--- Start of Data extract ---
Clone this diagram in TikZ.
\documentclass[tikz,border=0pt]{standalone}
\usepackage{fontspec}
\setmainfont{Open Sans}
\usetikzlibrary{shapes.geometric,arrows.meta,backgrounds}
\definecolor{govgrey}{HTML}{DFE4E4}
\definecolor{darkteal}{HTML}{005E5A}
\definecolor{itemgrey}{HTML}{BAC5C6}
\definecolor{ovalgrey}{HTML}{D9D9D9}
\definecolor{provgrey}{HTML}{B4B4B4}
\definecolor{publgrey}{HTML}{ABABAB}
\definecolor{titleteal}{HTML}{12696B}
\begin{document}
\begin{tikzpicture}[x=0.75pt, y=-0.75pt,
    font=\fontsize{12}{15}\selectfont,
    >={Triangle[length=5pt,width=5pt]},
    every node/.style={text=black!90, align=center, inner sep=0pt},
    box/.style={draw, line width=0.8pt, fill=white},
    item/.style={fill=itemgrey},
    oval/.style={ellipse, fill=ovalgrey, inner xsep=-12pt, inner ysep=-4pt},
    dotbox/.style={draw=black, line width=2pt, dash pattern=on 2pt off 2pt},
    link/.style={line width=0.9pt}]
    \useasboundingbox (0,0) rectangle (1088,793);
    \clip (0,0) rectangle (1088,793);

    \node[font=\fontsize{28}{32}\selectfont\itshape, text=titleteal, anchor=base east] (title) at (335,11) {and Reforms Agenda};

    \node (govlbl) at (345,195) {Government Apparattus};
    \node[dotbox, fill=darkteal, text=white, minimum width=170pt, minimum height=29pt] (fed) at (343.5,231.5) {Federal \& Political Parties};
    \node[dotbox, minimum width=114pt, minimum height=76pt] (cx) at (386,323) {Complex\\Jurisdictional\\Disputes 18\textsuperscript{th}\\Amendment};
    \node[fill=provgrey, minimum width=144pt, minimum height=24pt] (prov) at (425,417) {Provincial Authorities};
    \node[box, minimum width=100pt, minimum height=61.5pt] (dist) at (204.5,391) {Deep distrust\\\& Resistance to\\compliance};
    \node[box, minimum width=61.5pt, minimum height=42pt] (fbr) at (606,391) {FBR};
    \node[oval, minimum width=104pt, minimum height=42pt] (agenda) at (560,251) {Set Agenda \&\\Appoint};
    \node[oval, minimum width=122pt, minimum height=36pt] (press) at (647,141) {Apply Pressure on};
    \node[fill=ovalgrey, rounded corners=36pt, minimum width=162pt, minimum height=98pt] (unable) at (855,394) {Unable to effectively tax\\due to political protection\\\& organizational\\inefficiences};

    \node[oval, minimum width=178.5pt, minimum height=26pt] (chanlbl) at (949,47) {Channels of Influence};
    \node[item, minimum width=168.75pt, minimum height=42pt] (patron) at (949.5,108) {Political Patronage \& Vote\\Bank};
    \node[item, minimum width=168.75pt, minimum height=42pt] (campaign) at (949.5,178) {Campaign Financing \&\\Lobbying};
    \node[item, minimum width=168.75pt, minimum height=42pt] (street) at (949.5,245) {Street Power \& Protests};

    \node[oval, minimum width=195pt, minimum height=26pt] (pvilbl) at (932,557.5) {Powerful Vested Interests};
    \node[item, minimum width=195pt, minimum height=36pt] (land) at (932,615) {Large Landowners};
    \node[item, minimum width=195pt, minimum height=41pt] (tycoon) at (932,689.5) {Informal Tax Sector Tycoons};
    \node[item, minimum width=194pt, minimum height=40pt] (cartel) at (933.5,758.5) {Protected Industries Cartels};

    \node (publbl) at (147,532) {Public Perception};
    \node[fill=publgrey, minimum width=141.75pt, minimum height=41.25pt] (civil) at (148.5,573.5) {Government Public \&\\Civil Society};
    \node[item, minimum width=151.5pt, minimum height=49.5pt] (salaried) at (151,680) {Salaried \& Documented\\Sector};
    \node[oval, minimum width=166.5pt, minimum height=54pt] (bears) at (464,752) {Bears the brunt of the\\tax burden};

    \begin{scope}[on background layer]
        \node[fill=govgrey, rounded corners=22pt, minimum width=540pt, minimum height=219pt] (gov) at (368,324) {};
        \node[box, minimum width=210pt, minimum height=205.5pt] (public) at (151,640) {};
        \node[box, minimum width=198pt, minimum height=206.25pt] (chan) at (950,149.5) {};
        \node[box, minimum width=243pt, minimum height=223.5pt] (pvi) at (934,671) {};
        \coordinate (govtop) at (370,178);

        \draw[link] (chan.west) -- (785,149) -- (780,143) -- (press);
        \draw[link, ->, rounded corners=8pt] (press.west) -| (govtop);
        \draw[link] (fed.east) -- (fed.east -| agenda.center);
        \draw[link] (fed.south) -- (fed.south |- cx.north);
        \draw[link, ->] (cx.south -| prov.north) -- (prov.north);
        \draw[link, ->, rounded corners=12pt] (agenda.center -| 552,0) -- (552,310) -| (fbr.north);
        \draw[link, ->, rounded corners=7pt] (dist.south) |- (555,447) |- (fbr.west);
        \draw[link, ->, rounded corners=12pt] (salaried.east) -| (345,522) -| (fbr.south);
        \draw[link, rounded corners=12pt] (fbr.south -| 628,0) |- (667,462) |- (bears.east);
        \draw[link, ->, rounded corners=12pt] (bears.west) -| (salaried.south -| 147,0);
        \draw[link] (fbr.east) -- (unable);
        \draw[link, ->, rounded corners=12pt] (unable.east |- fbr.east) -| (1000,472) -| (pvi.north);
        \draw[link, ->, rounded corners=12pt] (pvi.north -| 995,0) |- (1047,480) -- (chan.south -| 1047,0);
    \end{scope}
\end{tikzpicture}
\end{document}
--- End of Data extract ---
--- Start of Data extract ---
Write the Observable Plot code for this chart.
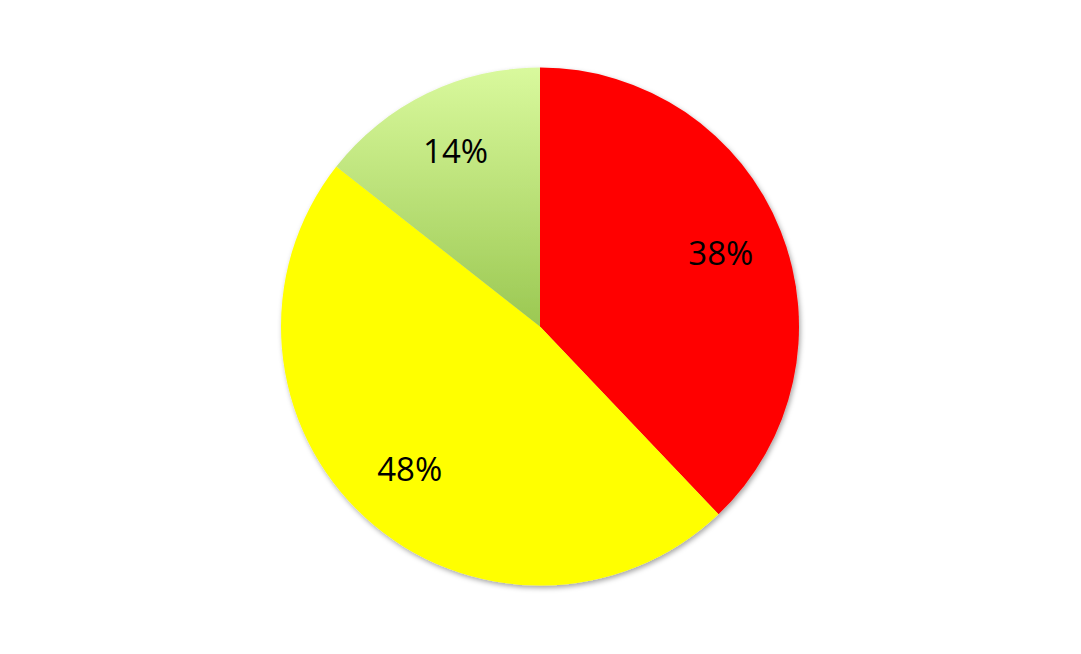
--- End of Data extract ---
What is asked
In the listing above, find the line with "Clone this diagram in TikZ." and the line with "text=titleteal, anchor=base east]". Output those two lines and every line between them, exactly as written.

Exercise solution
Clone this diagram in TikZ.
\documentclass[tikz,border=0pt]{standalone}
\usepackage{fontspec}
\setmainfont{Open Sans}
\usetikzlibrary{shapes.geometric,arrows.meta,backgrounds}
\definecolor{govgrey}{HTML}{DFE4E4}
\definecolor{darkteal}{HTML}{005E5A}
\definecolor{itemgrey}{HTML}{BAC5C6}
\definecolor{ovalgrey}{HTML}{D9D9D9}
\definecolor{provgrey}{HTML}{B4B4B4}
\definecolor{publgrey}{HTML}{ABABAB}
\definecolor{titleteal}{HTML}{12696B}
\begin{document}
\begin{tikzpicture}[x=0.75pt, y=-0.75pt,
    font=\fontsize{12}{15}\selectfont,
    >={Triangle[length=5pt,width=5pt]},
    every node/.style={text=black!90, align=center, inner sep=0pt},
    box/.style={draw, line width=0.8pt, fill=white},
    item/.style={fill=itemgrey},
    oval/.style={ellipse, fill=ovalgrey, inner xsep=-12pt, inner ysep=-4pt},
    dotbox/.style={draw=black, line width=2pt, dash pattern=on 2pt off 2pt},
    link/.style={line width=0.9pt}]
    \useasboundingbox (0,0) rectangle (1088,793);
    \clip (0,0) rectangle (1088,793);

    \node[font=\fontsize{28}{32}\selectfont\itshape, text=titleteal, anchor=base east] (title) at (335,11) {and Reforms Agenda};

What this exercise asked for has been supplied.